Some called the Canucks’ visit to Minnesota the biggest game of the season. I guess it was, although it seems silly to call a game where the worst-case scenario was a tie for first place with 24 games remaining all that big. But you can understand how Vancouver fans, who aren’t used to the Canucks even being in a game for first place in the division, might make it out to be a bigger deal than it was. At the halfway point in the season, a dogfight for first in the Northwest is like seeing a shooting star. You want to make a wish on it.

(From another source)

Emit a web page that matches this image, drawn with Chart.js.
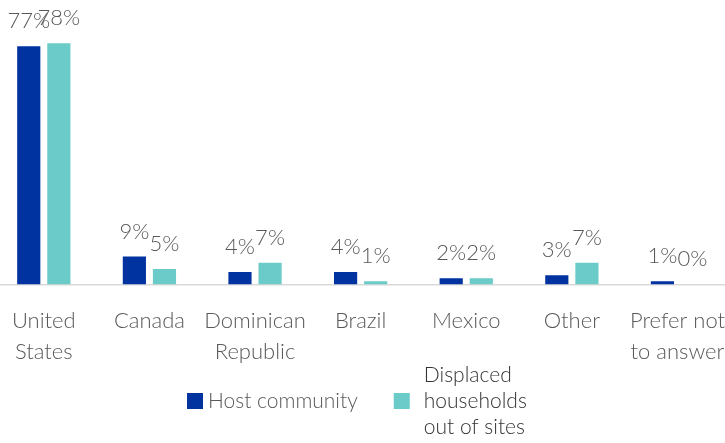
<!DOCTYPE html>
<html>
<head>
<meta charset="utf-8">
<script src="https://cdn.jsdelivr.net/npm/chart.js@4.4.1/dist/chart.umd.min.js"></script>
<style>
  html, body { margin: 0; padding: 0; background: #fff; overflow: hidden; }
  #wrap { position: absolute; left: -9px; top: 0; width: 755px; height: 443px; }
</style>
</head>
<body>
<div id="wrap"><canvas id="myChart" width="755" height="443"></canvas></div>
<script>
var categories = [
  ["United", "States"],
  "Canada",
  ["Dominican", "Republic"],
  "Brazil",
  "Mexico",
  "Other",
  ["Prefer not", "to answer"]
];
var seriesNames = ["Host community", "Displaced households out of sites"];
var hostValues = [77, 9, 4, 4, 2, 3, 1];
var displacedValues = [78, 5, 7, 1, 2, 7, 0];

var FONT = "Lato, 'Open Sans', sans-serif";
var GREY = "#595959";

// percentage labels above each bar
var valueLabels = {
  id: "valueLabels",
  afterDatasetsDraw: function (chart) {
    var ctx = chart.ctx;
    ctx.save();
    ctx.font = "300 22px " + FONT;
    ctx.fillStyle = GREY;
    ctx.textAlign = "center";
    ctx.textBaseline = "alphabetic";
    chart.data.datasets.forEach(function (ds, i) {
      chart.getDatasetMeta(i).data.forEach(function (bar, j) {
        ctx.fillText(ds.data[j] + "%", bar.x, bar.y - 18);
      });
    });
    ctx.restore();
  }
};

// legend with the long label wrapped over three lines
var wrappedLegend = {
  id: "wrappedLegend",
  afterDraw: function (chart) {
    var ctx = chart.ctx;
    var sq = 16, lineH = 26, cy = 401;
    ctx.save();
    ctx.font = "300 21px " + FONT;
    ctx.textBaseline = "middle";
    var x = 196;
    chart.data.datasets.forEach(function (ds, i) {
      var lines = i === 0 ? [ds.label] : ["Displaced", "households", "out of sites"];
      var gap = i === 0 ? 5 : 14;
      var w = Math.max.apply(null, lines.map(function (l) { return ctx.measureText(l).width; }));
      ctx.fillStyle = ds.backgroundColor;
      ctx.fillRect(x, cy - sq / 2, sq, sq);
      ctx.fillStyle = i === 0 ? GREY : "#333333";
      ctx.textAlign = "left";
      var y0 = cy - (lines.length - 1) / 2 * lineH;
      lines.forEach(function (l, k) {
        ctx.fillText(l, x + sq + gap, y0 + k * lineH);
      });
      x += sq + gap + w + 36;
    });
    ctx.restore();
  }
};

var ctx = document.getElementById("myChart").getContext("2d");
var myChart = new Chart(ctx, {
  type: "bar",
  data: {
    labels: categories,
    datasets: [
      {
        label: seriesNames[0],
        data: hostValues,
        backgroundColor: "#0033A0"
      },
      {
        label: seriesNames[1],
        data: displacedValues,
        backgroundColor: "#6BCBC8"
      }
    ]
  },
  options: {
    responsive: false,
    animation: false,
    layout: { padding: { top: 0, bottom: 55, left: 0, right: 0 } },
    categoryPercentage: 0.57,
    barPercentage: 0.77,
    plugins: {
      legend: { display: false },
      tooltip: { enabled: false }
    },
    scales: {
      x: {
        grid: { display: false, drawTicks: false },
        border: { display: true, color: "#d9d9d9", width: 1.5 },
        ticks: {
          color: GREY,
          padding: 21,
          maxRotation: 0,
          autoSkip: false,
          font: { family: FONT, size: 22, weight: "300", lineHeight: 1.4 }
        }
      },
      y: {
        display: false,
        min: 0,
        max: 92
      }
    }
  },
  plugins: [valueLabels, wrappedLegend]
});
</script>
</body>
</html>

For many, that wish was for the Canucks to put in a dominating performance, which they haven’t done in a while now, and really re-assert their superiority over the Wild. But instead, they hardly showed up.

Who is to blame for this no-show? Alain Vigneault, says the chorus that’s been calling for Vigneault’s head ever since he lost the Stanley Cup Final he coached the team to in 2011 like a sap. He’s bad at his job, they say, which is why he’s yet to win one of those championships he always has his team contending for.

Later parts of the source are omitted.